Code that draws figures
————————

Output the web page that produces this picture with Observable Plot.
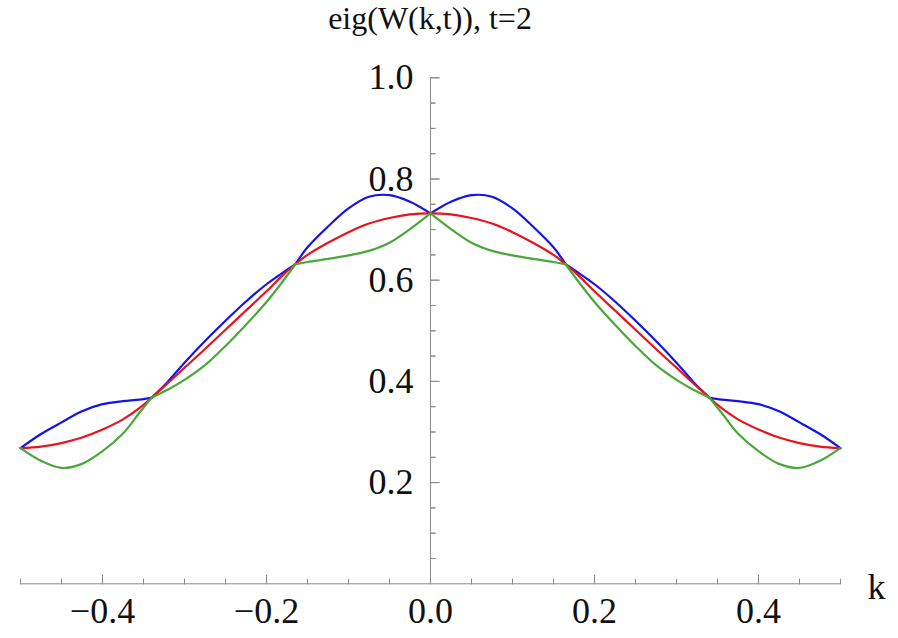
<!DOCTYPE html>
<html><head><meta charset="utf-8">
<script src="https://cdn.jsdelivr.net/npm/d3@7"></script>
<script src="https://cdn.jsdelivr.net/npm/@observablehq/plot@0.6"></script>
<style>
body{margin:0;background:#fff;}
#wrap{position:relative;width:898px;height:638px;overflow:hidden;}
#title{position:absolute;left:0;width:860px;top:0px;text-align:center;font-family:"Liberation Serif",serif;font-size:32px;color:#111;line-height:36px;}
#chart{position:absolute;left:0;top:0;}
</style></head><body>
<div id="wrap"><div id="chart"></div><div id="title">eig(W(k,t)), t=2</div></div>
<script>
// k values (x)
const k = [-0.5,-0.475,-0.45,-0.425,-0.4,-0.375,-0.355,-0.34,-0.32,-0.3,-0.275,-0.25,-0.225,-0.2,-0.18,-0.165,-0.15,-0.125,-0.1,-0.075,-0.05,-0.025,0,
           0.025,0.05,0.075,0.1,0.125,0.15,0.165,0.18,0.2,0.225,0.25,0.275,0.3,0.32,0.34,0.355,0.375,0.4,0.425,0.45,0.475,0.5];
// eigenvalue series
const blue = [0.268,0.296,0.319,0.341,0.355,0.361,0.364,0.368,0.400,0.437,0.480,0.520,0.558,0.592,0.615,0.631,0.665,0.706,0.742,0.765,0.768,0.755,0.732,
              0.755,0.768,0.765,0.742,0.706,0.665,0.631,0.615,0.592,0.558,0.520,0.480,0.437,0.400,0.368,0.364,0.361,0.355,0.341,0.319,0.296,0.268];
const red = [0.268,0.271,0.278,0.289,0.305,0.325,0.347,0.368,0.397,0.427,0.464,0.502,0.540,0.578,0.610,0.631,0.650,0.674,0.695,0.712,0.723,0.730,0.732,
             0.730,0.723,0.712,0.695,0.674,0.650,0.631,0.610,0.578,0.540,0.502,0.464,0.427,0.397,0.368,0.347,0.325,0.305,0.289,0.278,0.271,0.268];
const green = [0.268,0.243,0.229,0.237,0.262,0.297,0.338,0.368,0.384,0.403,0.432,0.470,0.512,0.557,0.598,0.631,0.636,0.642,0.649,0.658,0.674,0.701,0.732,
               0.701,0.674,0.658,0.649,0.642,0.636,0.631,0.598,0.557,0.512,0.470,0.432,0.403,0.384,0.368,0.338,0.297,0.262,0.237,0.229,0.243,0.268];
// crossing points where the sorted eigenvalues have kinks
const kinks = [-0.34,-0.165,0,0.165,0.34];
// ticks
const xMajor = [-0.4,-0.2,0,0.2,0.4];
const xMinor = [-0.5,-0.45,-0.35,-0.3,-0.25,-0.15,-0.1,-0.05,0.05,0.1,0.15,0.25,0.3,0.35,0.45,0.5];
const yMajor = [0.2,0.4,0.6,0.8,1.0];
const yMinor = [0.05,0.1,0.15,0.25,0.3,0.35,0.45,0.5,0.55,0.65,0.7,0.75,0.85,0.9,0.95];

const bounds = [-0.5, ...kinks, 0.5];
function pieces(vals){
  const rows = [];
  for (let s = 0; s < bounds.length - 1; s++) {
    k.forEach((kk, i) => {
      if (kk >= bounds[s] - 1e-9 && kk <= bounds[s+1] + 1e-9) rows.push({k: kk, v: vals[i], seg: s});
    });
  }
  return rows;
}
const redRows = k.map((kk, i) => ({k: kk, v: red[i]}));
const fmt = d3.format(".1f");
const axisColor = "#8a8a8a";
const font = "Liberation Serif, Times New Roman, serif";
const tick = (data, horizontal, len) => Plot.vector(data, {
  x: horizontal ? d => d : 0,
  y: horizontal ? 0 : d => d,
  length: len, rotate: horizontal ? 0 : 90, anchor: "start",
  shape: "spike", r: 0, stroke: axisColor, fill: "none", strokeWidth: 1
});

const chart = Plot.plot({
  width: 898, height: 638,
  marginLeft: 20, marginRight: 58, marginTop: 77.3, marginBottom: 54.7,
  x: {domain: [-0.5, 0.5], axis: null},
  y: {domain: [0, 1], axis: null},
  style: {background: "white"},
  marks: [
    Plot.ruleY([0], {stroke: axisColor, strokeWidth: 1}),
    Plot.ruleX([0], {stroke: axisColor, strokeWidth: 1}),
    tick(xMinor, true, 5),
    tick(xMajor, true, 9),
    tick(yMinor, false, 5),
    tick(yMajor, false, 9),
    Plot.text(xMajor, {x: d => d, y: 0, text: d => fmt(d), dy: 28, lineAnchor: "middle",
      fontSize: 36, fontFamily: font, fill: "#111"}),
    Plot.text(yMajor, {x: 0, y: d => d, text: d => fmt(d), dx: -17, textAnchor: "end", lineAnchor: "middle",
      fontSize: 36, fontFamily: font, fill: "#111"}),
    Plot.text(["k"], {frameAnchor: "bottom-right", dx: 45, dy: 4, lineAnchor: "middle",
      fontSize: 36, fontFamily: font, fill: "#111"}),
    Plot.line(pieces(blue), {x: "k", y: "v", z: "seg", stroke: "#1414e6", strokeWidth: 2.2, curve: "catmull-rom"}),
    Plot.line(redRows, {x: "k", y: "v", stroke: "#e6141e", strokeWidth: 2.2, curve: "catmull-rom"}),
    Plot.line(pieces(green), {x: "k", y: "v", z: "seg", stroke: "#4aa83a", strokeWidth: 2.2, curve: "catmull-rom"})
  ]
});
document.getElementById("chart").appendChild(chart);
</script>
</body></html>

————————

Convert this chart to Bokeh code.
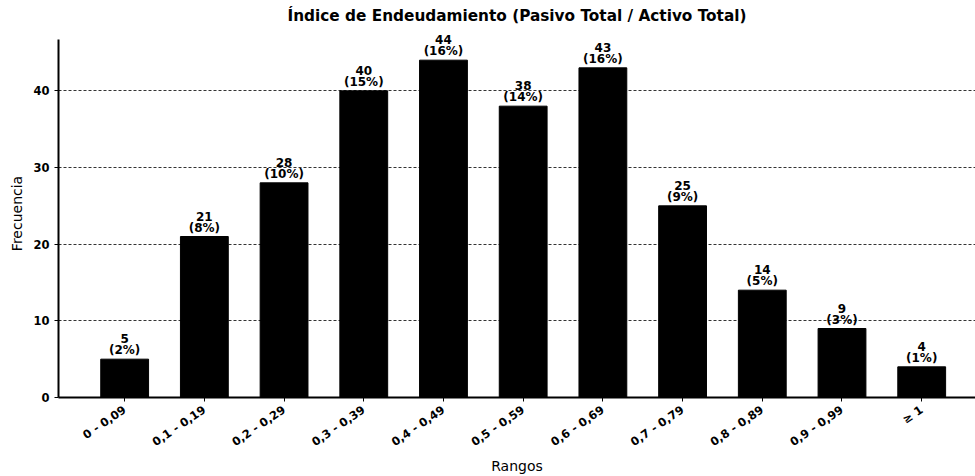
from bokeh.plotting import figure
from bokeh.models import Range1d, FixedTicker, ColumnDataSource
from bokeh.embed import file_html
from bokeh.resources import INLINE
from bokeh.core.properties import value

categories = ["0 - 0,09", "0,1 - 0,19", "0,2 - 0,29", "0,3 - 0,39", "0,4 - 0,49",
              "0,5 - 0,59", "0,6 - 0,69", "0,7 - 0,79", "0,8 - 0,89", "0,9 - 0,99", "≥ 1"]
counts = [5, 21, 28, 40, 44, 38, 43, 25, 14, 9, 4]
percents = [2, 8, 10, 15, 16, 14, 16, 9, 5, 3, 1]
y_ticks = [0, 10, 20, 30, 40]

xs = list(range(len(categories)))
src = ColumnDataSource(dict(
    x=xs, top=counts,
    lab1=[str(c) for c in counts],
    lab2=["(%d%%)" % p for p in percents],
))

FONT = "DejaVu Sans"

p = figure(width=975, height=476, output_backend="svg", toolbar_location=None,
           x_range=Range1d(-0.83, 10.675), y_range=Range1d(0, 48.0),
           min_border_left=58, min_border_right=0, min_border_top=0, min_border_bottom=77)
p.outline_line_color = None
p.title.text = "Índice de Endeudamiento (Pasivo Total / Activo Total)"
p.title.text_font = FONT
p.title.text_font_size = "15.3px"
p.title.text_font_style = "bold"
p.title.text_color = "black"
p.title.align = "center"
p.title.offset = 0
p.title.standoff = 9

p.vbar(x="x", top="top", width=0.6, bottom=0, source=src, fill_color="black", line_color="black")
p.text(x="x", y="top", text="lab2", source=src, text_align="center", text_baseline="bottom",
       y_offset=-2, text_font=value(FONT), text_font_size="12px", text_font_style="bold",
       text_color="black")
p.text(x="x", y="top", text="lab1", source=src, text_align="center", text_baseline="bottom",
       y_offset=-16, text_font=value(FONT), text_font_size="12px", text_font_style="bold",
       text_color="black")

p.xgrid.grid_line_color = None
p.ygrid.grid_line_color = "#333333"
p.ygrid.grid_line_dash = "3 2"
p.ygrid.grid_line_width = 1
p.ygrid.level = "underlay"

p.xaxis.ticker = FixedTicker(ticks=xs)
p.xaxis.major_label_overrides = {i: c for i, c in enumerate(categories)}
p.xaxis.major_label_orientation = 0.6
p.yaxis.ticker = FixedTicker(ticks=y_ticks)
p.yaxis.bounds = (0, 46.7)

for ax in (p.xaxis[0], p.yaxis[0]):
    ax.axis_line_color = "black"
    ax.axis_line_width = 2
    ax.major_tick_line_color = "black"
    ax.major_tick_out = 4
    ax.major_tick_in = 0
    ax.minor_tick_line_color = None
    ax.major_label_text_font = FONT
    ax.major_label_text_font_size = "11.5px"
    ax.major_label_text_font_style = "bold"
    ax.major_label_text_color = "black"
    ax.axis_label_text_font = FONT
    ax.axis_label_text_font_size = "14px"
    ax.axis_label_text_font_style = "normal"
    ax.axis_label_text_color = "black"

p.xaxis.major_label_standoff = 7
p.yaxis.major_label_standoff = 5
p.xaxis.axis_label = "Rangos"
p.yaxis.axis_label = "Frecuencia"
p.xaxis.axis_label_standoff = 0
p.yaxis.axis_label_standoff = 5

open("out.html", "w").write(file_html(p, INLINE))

————————

▸ **EXERCISE TASK**
Collect from the data above every line that includes "this".

▸ **REPLY**
Output the web page that produces this picture with Observable Plot.
Convert this chart to Bokeh code.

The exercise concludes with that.